Proposal 11 is that the EU lawmaker should extend Article 7(1) and 7(5) of Brussels I bis to defendants domiciled in third states. The proposal, however, does not clarify whether the application of Article 7(1) and 7(5) to defendants domiciled in third states would lead to a disapplication of national jurisdictional rules. I believe that the drafters of the preliminary position paper should clarify whether they perceive this inevitable consequence of their proposal (see Case C-604/20 ROI Land Investments Ltd v FD) as a welcome development. But even if they do, the objective of employee protection would still point towards the extension of the concept of the employer’s domicile and of the extension of the rules based on the connecting factors of the habitual place of work and the engaging place of business without prejudice to the right of claimant employees to rely on national jurisdictional rules.

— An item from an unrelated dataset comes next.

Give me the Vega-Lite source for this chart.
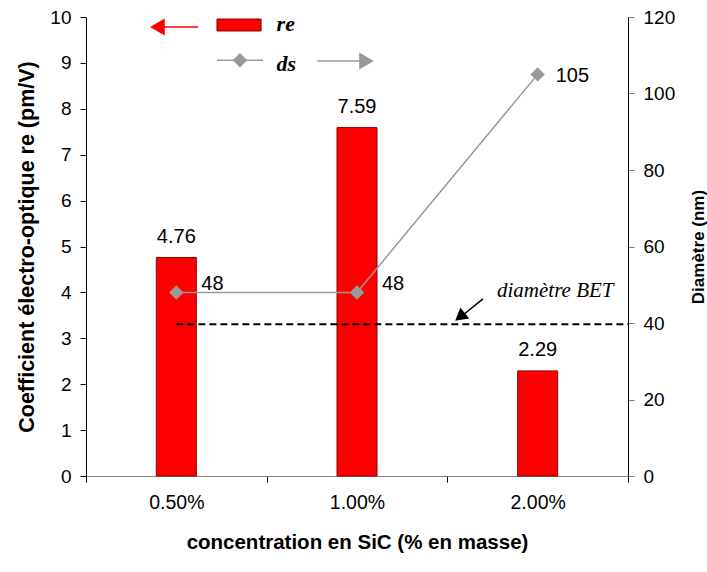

Another proposal is that the rules of jurisdiction for consumer contracts should cover tort claims. The UK Supreme Court had asked the CJEU in Case C-603/17 Bosworth and Hurley v Arcadia Petroleum Limited whether a claim not arising directly out of an employment contract or the applicable employment legislation, but in relation to the employment contract (ie a claim in fraud or conspiracy), triggered the application of the protective jurisdictional rules. Advocate General Øe adopted a wide definition of the concept of ‘matters relating to individual contracts of employment’. Since the CJEU found in Bosworth that there was no relationship of subordination, it did not deal with this question asked by the UKSC. If the EU legislator accepts the preliminary position paper’s proposal, it should further be clarified that the concept of ‘matters relating to individual contracts of employment’ is of equally wide scope.
Finally, my proposal for reforming the international scope of application of the rules of jurisdiction in employment matters and the effect of arbitration agreements contained in individual employment contracts can be extended to contracts involving other weaker parties contracts and, therefore, considered in any reform proposal of the rules of jurisdiction for weaker parties of Brussels I bis.